What you consume isn’t just about food, it’s also about energy. It would be very easy to look upon the next bit of time bleakly, and dive into every last scrap of news. Consider what you choose to take into your body super carefully, now more than ever.
4. Finding a structure that works for you is everything.
People are at their best at different times of day. I truly believe that. For me; that time is at the beginning of the day. I wake early, and have a morning routine that supports my connection, my health and my growth. That means a mixture of meditation, movement and learning. To support that, that means I need those early bedtimes.
It doesn’t matter how you are built or what works for you; the key is to find a way of being that works for you. Just you. Not me or anyone else. Craft a way of being that supports both your evolution and the brilliant human being that you are right now.
Given the lines may be blurring between home and work more than normal, consider having something that you do just before work, or just after, that draws a line in the sand. Perhaps it is singing to your favourite song at the top of your lungs, perhaps it’s star jumps on your balcony, perhaps it is just a cup of your favourite kind of tea.
My evenings are generally about rest, as I mentioned before, as someone who has a predisposition towards anxiety and overthinking, I have to work hard on my sleep. I aim to disconnect from the internet in good time and set myself up for the next day by doing my ‘love me later’ chores – the tiny little bits of effort that make my home feel like someone loves me in it. As someone who lives alone, loving me later has long become my operating model.
5. Flip the script; changing your inner dialogue.
Flipping back to mental wellbeing here; in most cases we are the master of our own internal destruction. That is to say; we are our own worst critics and therefore usually the most negative person we have in our world.
If this sounds familiar, I’m afraid I don’t have a quick fix here, but what I can say is that with time, patience and love, you can at least become aware of how you address yourself internally, and catch yourself in time to change the conversation. I literally say ‘no!’ to myself when I catch myself doing it, and force myself to change my attitude. Zero tolerance. We can choose better thoughts.
In time, I have become better overall and show myself much more forgiveness than I might have done before. I also tell myself ‘I love you’. Sounds crazy but it honestly works. Right now I have stepped that up a little; ‘you are safe, you are well, you are doing great, I love you and I’ve got you’.
6. Embrace your inner child.
With true joy comes playfulness, you can’t even help it. Allowing yourself some time to play is key. Create a couple of hours in your week where you do something you really love. Doesn’t matter what it is. Right now, that might mean cooking your favourite dinner or listening to your favourite album. Where possible, try to inject those things into your world.
Once you allow your natural curiosity to unfurl, its very easy to start to follow the trail of breadcrumbs (perhaps just online for now) to figure out what truly lights you up (if this is something you are still working on). Another good compass is to observe where you can feel yourself feeling jealous of something.

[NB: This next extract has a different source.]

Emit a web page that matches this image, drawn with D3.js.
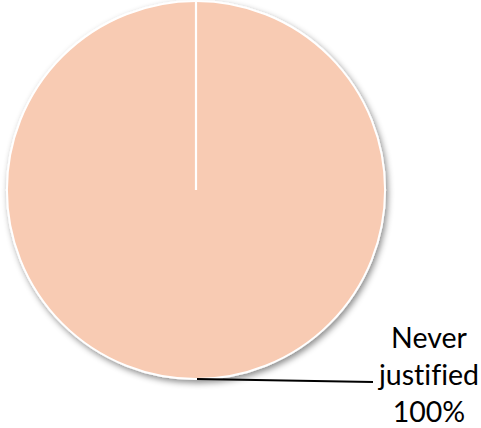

Jealousy; whilst not our favourite emotion, is a sign of frustration with ourselves. So what is your jealousy telling you that deep down you feel like you might like to do?
Ultimately what I am trying to say here, is that it’s wonderful to have desires to live your best life and to work towards that, but that I promise you, it will all start to fall into line once you keep a firm check on the spiritual house you live within day to day.
I accept this moment with complete gratitude. Gratitude for my safety and gratitude for the love of those near and far. I also take this moment of time as a chance to learn and perhaps do a little remodelling, and work on the next build phase of my inner space.